I read multiple threads in this matter and the only possible solution I found is disabling the fork in processManagement but it’s disabled by default.

The custom custommongod command is

exec mongod --wiredTigerCacheSizeGB 0.25 --replSet rs0 --bind_ip  "$MONGO_BIND_IP" --setParameter authenticationMechanisms=PLAIN,SCRAM-SHA-1 --auth --keyFile /etc/mongodb/keys/mongodb_keyfile --dbpath data/db --auditDestination file --auditFormat JSON --auditPath /var/log/audit.json

EDIT1
I think it’s important to mention that whenever I try to execute replicaset while it’s corrupted and replicaset shall not be available, I’m getting such message

test> rs.initiate()
MongoServerError: already initialized

Hi @Iliterallyneedhelp ,
Thank you for the detailed description of the issue but I would like to ask few more questions:
The snippet of the log which you provided does not contain any critical error messages. There are some messages like “Replication has not yet been configured” or “No primary exists currently”. But there are also the promise to retry: “will try at the next refresh interval”.

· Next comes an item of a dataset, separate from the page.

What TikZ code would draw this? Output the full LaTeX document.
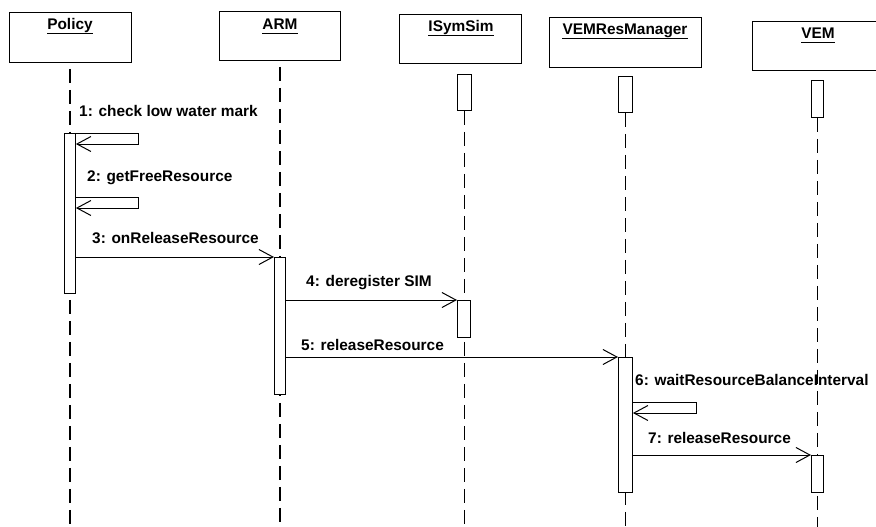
\documentclass[tikz,border=0pt]{standalone}
\usepackage{fontspec}
\setmainfont{Liberation Sans}
\usetikzlibrary{arrows.meta,calc}

\begin{document}
\begin{tikzpicture}[x=1pt,y=-1pt,
  font=\fontsize{15.4}{17}\selectfont\bfseries,
  headbox/.style={draw, line width=0.9pt, inner sep=0pt, anchor=north west},
  headtitle/.style={anchor=base, inner sep=0pt},
  titlerule/.style={line width=1.7pt},
  act/.style={draw, fill=white, line width=0.9pt, inner sep=0pt, anchor=north west, minimum width=11pt},
  lifeline/.style={line width=1.8pt, dash pattern=on 14pt off 7pt},
  msg/.style={line width=0.9pt, -{Straight Barb[length=14pt, width=15pt, line width=1pt]}},
  msglabel/.style={anchor=base west, inner sep=0pt},
]
\useasboundingbox (0,0) rectangle (876,527);
\clip (0,0) rectangle (876,527);
\coordinate (bottom) at (0,530);

% object heads
\node[headbox, minimum width=122pt, minimum height=50pt] (pol) at (9,12) {};
\node[headbox, minimum width=121pt, minimum height=49pt] (arm) at (219,11) {};
\node[headbox, minimum width=122pt, minimum height=49pt] (ism) at (399,14) {};
\node[headbox, minimum width=152pt, minimum height=50pt] (vrm) at (549,17) {};
\node[headbox, minimum width=140pt, minimum height=49pt] (vem) at (752,21) {};

\node[headtitle] (poltitle) at (70,30) {Policy};
\node[headtitle] (armtitle) at (280,30) {ARM};
\node[headtitle] (ismtitle) at (461,32) {ISymSim};
\node[headtitle] (vrmtitle) at (625,35) {VEMResManager};
\node[headtitle] (vemtitle) at (818,39) {VEM};
\foreach \t in {poltitle,armtitle,ismtitle,vrmtitle,vemtitle}
  \draw[titlerule] ($(\t.base west)+(0,3.5)$) -- ($(\t.base east)+(0,3.5)$);

% message labels
\node[msglabel] (l1) at (79,117) {1: check low water mark};
\node[msglabel] (l2) at (87,181) {2: getFreeResource};
\node[msglabel] (l3) at (92,243) {3: onReleaseResource};
\node[msglabel] (l4) at (306,286) {4: deregister SIM};
\node[msglabel] (l5) at (301,350) {5: releaseResource};
\node[msglabel] (l6) at (635,385) {6: waitResourceBalanceInterval};
\node[msglabel] (l7) at (648,443) {7: releaseResource};

% idle activation marks under the heads
\node[act, minimum width=14pt, minimum height=36pt] (ismtop) at (457,74) {};
\node[act, minimum width=14pt, minimum height=36pt] (vrmtop) at (618,76) {};
\node[act, minimum width=12pt, minimum height=37pt] (vemtop) at (811,80) {};

% lifelines
\coordinate (polx) at (70,0);
\coordinate (armx) at (280,0);
\draw[lifeline, shorten <=6pt] (polx |- pol.south) -- (polx |- bottom);
\draw[lifeline, shorten <=6pt] (armx |- arm.south) -- (armx |- bottom);
\draw[lifeline] (ismtop.south) -- (ismtop.south |- bottom);
\draw[lifeline] (vrmtop.south) -- (vrmtop.south |- bottom);
\draw[lifeline] (vemtop.south) -- (vemtop.south |- bottom);

% activations
\node[act, minimum height=160pt] (polact) at (64,133) {};
\node[act, minimum height=137pt] (armact) at (274,257) {};
\node[act, minimum width=13pt, minimum height=37pt] (ismact) at (457,300) {};
\node[act, minimum width=14pt, minimum height=135pt] (vrmact) at (618,357) {};
\node[act, minimum width=12pt, minimum height=37pt] (vemact) at (811,455) {};

% messages
\coordinate (s1) at (138,133);
\draw[msg] (polact.north east) -- (s1) -- (s1 |- 0,144) -- (polact.east |- 0,144);
\coordinate (s2) at (138,197);
\draw[msg] (polact.east |- s2) -- (s2) -- (s2 |- 0,208) -- (polact.east |- 0,208);
\draw[msg] (polact.east |- armact.north) -- (armact.north west);
\draw[msg] (armact.east |- ismact.north) -- (ismact.north west);
\draw[msg] (armact.east |- vrmact.north) -- (vrmact.north west);
\coordinate (s6) at (696,402);
\draw[msg] (vrmact.east |- s6) -- (s6) -- (s6 |- 0,413) -- (vrmact.east |- 0,413);
\draw[msg] (vrmact.east |- vemact.north) -- (vemact.north west);
\end{tikzpicture}
\end{document}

  • are those the last records in the log or they are repeating?
  • it is not clear what do you mean saying “replica set is not available”. How do you check if it is available?
  • from the log messages it looks like probably node cannot connect to other members of the replica set. Have you checked if connectivity issues between replica set members can be the issue?
  • you said you run customized mongodb server. What kind of customization? Have you tried to do the same with original (non-customized) version?